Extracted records
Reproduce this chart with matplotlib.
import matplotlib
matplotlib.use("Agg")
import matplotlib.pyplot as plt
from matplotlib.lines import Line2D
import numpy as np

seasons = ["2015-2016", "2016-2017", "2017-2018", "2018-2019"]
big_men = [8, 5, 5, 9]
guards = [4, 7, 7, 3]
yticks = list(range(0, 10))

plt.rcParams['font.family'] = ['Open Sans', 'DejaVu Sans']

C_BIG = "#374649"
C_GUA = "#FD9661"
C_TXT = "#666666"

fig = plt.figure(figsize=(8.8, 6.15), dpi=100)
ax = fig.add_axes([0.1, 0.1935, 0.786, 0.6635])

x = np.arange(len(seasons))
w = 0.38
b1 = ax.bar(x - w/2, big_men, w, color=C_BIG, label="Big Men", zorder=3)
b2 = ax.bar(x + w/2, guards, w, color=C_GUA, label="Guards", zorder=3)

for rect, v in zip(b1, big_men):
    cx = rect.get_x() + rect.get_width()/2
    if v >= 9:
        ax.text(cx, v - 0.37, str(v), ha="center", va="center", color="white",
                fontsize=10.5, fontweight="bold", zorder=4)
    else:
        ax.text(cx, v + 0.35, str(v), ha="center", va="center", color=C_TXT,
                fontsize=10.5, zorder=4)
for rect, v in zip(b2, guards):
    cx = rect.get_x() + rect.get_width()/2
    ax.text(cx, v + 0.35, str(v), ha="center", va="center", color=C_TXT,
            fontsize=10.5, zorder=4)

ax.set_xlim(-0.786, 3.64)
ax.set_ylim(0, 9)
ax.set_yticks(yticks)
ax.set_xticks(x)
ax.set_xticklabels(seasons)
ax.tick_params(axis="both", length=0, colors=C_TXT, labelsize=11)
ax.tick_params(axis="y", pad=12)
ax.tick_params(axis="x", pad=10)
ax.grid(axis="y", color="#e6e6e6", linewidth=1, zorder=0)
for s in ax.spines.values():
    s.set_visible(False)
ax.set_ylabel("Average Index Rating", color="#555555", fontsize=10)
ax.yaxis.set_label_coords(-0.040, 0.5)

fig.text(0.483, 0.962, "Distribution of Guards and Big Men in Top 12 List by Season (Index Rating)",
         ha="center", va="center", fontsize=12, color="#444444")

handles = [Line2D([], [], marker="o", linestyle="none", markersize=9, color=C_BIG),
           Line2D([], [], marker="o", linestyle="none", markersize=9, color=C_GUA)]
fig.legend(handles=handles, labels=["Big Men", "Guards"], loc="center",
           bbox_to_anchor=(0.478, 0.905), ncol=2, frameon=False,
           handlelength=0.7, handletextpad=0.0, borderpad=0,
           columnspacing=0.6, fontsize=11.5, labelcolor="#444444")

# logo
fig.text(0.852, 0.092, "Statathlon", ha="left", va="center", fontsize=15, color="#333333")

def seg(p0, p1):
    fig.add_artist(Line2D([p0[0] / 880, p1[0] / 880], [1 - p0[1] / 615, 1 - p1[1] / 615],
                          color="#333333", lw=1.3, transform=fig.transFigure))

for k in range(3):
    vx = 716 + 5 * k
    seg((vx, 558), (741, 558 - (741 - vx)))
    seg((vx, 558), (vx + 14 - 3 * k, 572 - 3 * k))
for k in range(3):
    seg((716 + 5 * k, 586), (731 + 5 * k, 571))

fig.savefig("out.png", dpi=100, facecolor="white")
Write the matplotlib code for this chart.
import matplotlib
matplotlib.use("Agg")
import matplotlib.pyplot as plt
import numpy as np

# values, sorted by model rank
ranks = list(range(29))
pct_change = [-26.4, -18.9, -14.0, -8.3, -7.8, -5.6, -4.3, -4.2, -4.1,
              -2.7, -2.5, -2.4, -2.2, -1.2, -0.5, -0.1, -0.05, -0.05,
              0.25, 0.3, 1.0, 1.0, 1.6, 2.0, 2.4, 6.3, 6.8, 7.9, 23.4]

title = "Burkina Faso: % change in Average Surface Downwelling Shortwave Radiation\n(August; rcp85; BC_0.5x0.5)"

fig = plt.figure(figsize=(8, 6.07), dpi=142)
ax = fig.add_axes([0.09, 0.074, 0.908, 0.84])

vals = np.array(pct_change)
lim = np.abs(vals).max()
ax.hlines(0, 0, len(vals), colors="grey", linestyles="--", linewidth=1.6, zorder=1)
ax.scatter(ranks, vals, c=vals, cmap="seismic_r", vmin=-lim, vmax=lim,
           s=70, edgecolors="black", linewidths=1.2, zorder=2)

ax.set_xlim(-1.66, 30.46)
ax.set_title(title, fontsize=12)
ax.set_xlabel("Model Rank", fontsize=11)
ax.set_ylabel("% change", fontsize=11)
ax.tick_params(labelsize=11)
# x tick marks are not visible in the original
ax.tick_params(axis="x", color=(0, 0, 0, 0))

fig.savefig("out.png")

= Exercise brief =
Reproduce all the records precisely.

= The response =
Reproduce this chart with matplotlib.
import matplotlib
matplotlib.use("Agg")
import matplotlib.pyplot as plt
from matplotlib.lines import Line2D
import numpy as np

seasons = ["2015-2016", "2016-2017", "2017-2018", "2018-2019"]
big_men = [8, 5, 5, 9]
guards = [4, 7, 7, 3]
yticks = list(range(0, 10))

plt.rcParams['font.family'] = ['Open Sans', 'DejaVu Sans']

C_BIG = "#374649"
C_GUA = "#FD9661"
C_TXT = "#666666"

fig = plt.figure(figsize=(8.8, 6.15), dpi=100)
ax = fig.add_axes([0.1, 0.1935, 0.786, 0.6635])

x = np.arange(len(seasons))
w = 0.38
b1 = ax.bar(x - w/2, big_men, w, color=C_BIG, label="Big Men", zorder=3)
b2 = ax.bar(x + w/2, guards, w, color=C_GUA, label="Guards", zorder=3)

for rect, v in zip(b1, big_men):
    cx = rect.get_x() + rect.get_width()/2
    if v >= 9:
        ax.text(cx, v - 0.37, str(v), ha="center", va="center", color="white",
                fontsize=10.5, fontweight="bold", zorder=4)
    else:
        ax.text(cx, v + 0.35, str(v), ha="center", va="center", color=C_TXT,
                fontsize=10.5, zorder=4)
for rect, v in zip(b2, guards):
    cx = rect.get_x() + rect.get_width()/2
    ax.text(cx, v + 0.35, str(v), ha="center", va="center", color=C_TXT,
            fontsize=10.5, zorder=4)

ax.set_xlim(-0.786, 3.64)
ax.set_ylim(0, 9)
ax.set_yticks(yticks)
ax.set_xticks(x)
ax.set_xticklabels(seasons)
ax.tick_params(axis="both", length=0, colors=C_TXT, labelsize=11)
ax.tick_params(axis="y", pad=12)
ax.tick_params(axis="x", pad=10)
ax.grid(axis="y", color="#e6e6e6", linewidth=1, zorder=0)
for s in ax.spines.values():
    s.set_visible(False)
ax.set_ylabel("Average Index Rating", color="#555555", fontsize=10)
ax.yaxis.set_label_coords(-0.040, 0.5)

fig.text(0.483, 0.962, "Distribution of Guards and Big Men in Top 12 List by Season (Index Rating)",
         ha="center", va="center", fontsize=12, color="#444444")

handles = [Line2D([], [], marker="o", linestyle="none", markersize=9, color=C_BIG),
           Line2D([], [], marker="o", linestyle="none", markersize=9, color=C_GUA)]
fig.legend(handles=handles, labels=["Big Men", "Guards"], loc="center",
           bbox_to_anchor=(0.478, 0.905), ncol=2, frameon=False,
           handlelength=0.7, handletextpad=0.0, borderpad=0,
           columnspacing=0.6, fontsize=11.5, labelcolor="#444444")

# logo
fig.text(0.852, 0.092, "Statathlon", ha="left", va="center", fontsize=15, color="#333333")

def seg(p0, p1):
    fig.add_artist(Line2D([p0[0] / 880, p1[0] / 880], [1 - p0[1] / 615, 1 - p1[1] / 615],
                          color="#333333", lw=1.3, transform=fig.transFigure))

for k in range(3):
    vx = 716 + 5 * k
    seg((vx, 558), (741, 558 - (741 - vx)))
    seg((vx, 558), (vx + 14 - 3 * k, 572 - 3 * k))
for k in range(3):
    seg((716 + 5 * k, 586), (731 + 5 * k, 571))

fig.savefig("out.png", dpi=100, facecolor="white")
Write the matplotlib code for this chart.
import matplotlib
matplotlib.use("Agg")
import matplotlib.pyplot as plt
import numpy as np

# values, sorted by model rank
ranks = list(range(29))
pct_change = [-26.4, -18.9, -14.0, -8.3, -7.8, -5.6, -4.3, -4.2, -4.1,
              -2.7, -2.5, -2.4, -2.2, -1.2, -0.5, -0.1, -0.05, -0.05,
              0.25, 0.3, 1.0, 1.0, 1.6, 2.0, 2.4, 6.3, 6.8, 7.9, 23.4]

title = "Burkina Faso: % change in Average Surface Downwelling Shortwave Radiation\n(August; rcp85; BC_0.5x0.5)"

fig = plt.figure(figsize=(8, 6.07), dpi=142)
ax = fig.add_axes([0.09, 0.074, 0.908, 0.84])

vals = np.array(pct_change)
lim = np.abs(vals).max()
ax.hlines(0, 0, len(vals), colors="grey", linestyles="--", linewidth=1.6, zorder=1)
ax.scatter(ranks, vals, c=vals, cmap="seismic_r", vmin=-lim, vmax=lim,
           s=70, edgecolors="black", linewidths=1.2, zorder=2)

ax.set_xlim(-1.66, 30.46)
ax.set_title(title, fontsize=12)
ax.set_xlabel("Model Rank", fontsize=11)
ax.set_ylabel("% change", fontsize=11)
ax.tick_params(labelsize=11)
# x tick marks are not visible in the original
ax.tick_params(axis="x", color=(0, 0, 0, 0))

fig.savefig("out.png")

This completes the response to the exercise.